Continua a crescere la diffusione delle tecnologie Ict nel nostro Paese anche se rimane un gap rilevante rispetto all’Ue sia per le imprese sia per i cittadini. L’Istat fotografa così la situazione dell’Italia, evidenziando come ancora un quarto delle famiglie sia ancora senza accesso a Internet, più di una famiglia su due non ce l’ha perché non sa usarlo e, per quanto riguarda le imprese, restano ancora carenti le professionalità Ict e si evidenzia un ampio divario tra grandi e piccole aziende. Rispetto al 2017, si legge nel Report “Cittadini, imprese e Ict”, la quota di famiglie che dispone di un accesso Internet da casa è passata dal 71,7% al 75,1%.

Tra le famiglie resta un forte divario digitale da ricondurre soprattutto a fattori generazionali e culturali: le più connesse sono quelle in cui è presente almeno un minore, le meno connesse sono quelle con soltanto ultrasessantacinquenni.

Il tutto mentre fa ancora discutere la scoperta del mega archivio con e-mail e password rubate per un totale di 773 milioni di indirizzi e oltre 21 milioni di parole chiave. «Propendo più per l’ipotesi del maxi archivio che riunisce i dati di vecchi furti, piuttosto che per quella di un grande e nuovo furto. Ma non è tranquillizzante nessuna delle due ipotesi, consiglio agli utenti di cambiare subito password»: è il parere di Gabriele Faggioli, responsabile dell’Osservatorio Information e Privacy del Politecnico di Milano e Ceo della società di sicurezza P4I, a proposito di Collection #1, il grande archivio che contiene oltre 770 milioni di email e 22 milioni di password rubate e messe in chiaro online.

«È evidente che la cosa spiacevole è che chiunque possa andare a sfrugugliare dentro email altrui – aggiunge l’esperto – gli utenti devono però avere regole di comportamento minimo sulla sicurezza online, come cambiare spesso le proprie credenziali di accesso e non usare le stesse per tutti i siti. E anche non lasciare sul cloud e nella rete materiale che si ritiene possa avere una incidenza negativa per la propria persona». Secondo Faggioli, «la vera questione che preoccupa» è il coinvolgimento della aziende in questo tipo di furti con «la comunicazione digitale basilare per la loro vita».

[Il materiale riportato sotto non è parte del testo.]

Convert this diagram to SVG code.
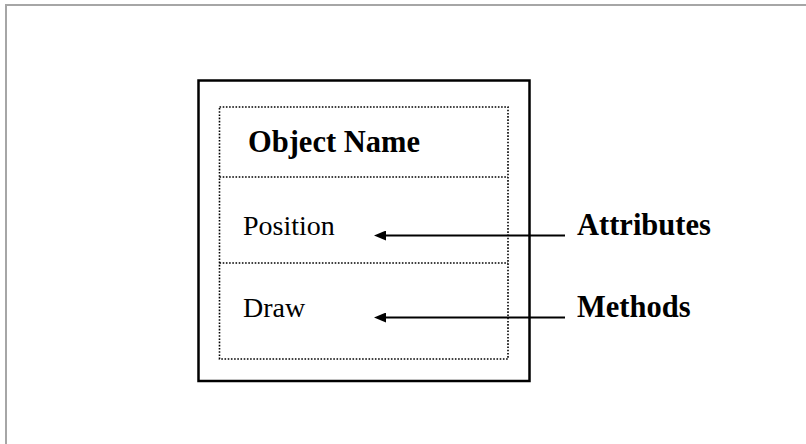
<svg xmlns="http://www.w3.org/2000/svg" width="806" height="444" viewBox="0 0 806 444">
  <defs>
    <marker id="arrow" viewBox="0 0 12 10" refX="0" refY="5" markerWidth="12" markerHeight="10" markerUnits="userSpaceOnUse" orient="auto-start-reverse">
      <path d="M0,0 L12,5 L0,10 Z" fill="#000"/>
    </marker>
    <style>
      .frame { fill: none; stroke: #a6a6a6; stroke-width: 2; }
      .outer { fill: #fff; stroke: #000; stroke-width: 2.5; }
      .dotted { fill: none; stroke: #000; stroke-width: 1.6; stroke-dasharray: 1.6 1.6; }
      .label { font-family: "Liberation Serif", "Times New Roman", serif; font-size: 28px; fill: #000; }
      .bold { font-weight: bold; font-size: 30.5px; }
      .conn { stroke: #000; stroke-width: 2; fill: none; }
    </style>
  </defs>
  <rect x="0" y="0" width="806" height="444" fill="#fff"/>
  <path class="frame" d="M6,444 L6,5 L806,5"/>

  <g id="object">
    <rect class="outer" x="198.5" y="80.5" width="331" height="300.5"/>
    <rect class="dotted" x="219.5" y="107" width="288.5" height="252"/>
    <line class="dotted" x1="219.5" y1="177" x2="508" y2="177"/>
    <line class="dotted" x1="219.5" y1="263" x2="508" y2="263"/>
    <text class="label bold" x="248" y="152">Object Name</text>
    <text class="label" x="243" y="235">Position</text>
    <text class="label" x="243" y="317">Draw</text>
  </g>

  <g id="attributes">
    <text class="label bold" x="577" y="235">Attributes</text>
  </g>
  <g id="methods">
    <text class="label bold" x="577" y="317">Methods</text>
  </g>

  <g id="connectors">
    <line class="conn" x1="565" y1="235.5" x2="386" y2="235.5" marker-end="url(#arrow)"/>
    <line class="conn" x1="565" y1="317.5" x2="386" y2="317.5" marker-end="url(#arrow)"/>
  </g>
</svg>
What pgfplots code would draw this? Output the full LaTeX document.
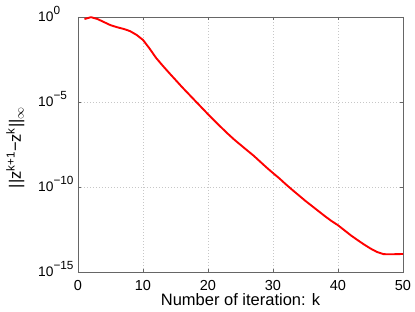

«Se sei una società che ha informazioni sensibili o quotata in Borsa, trovarsi nella lista può essere un problema serio – spiega – Se un hacker volesse fare un’azione più sofisticata, potrebbe raccogliere informazioni e email della stessa azienda». «I dati frutto di cyber-furti più vecchi non si possono collocare temporalmente – aggiunge – è impossibile sapere quanti casi di hackeraggi ci sono stati nella storia anche perché molti non sono neanche resi pubblici. Mi aspetto però che queste informazioni siano messe in vendita e sfruttate», conclude Faggioli.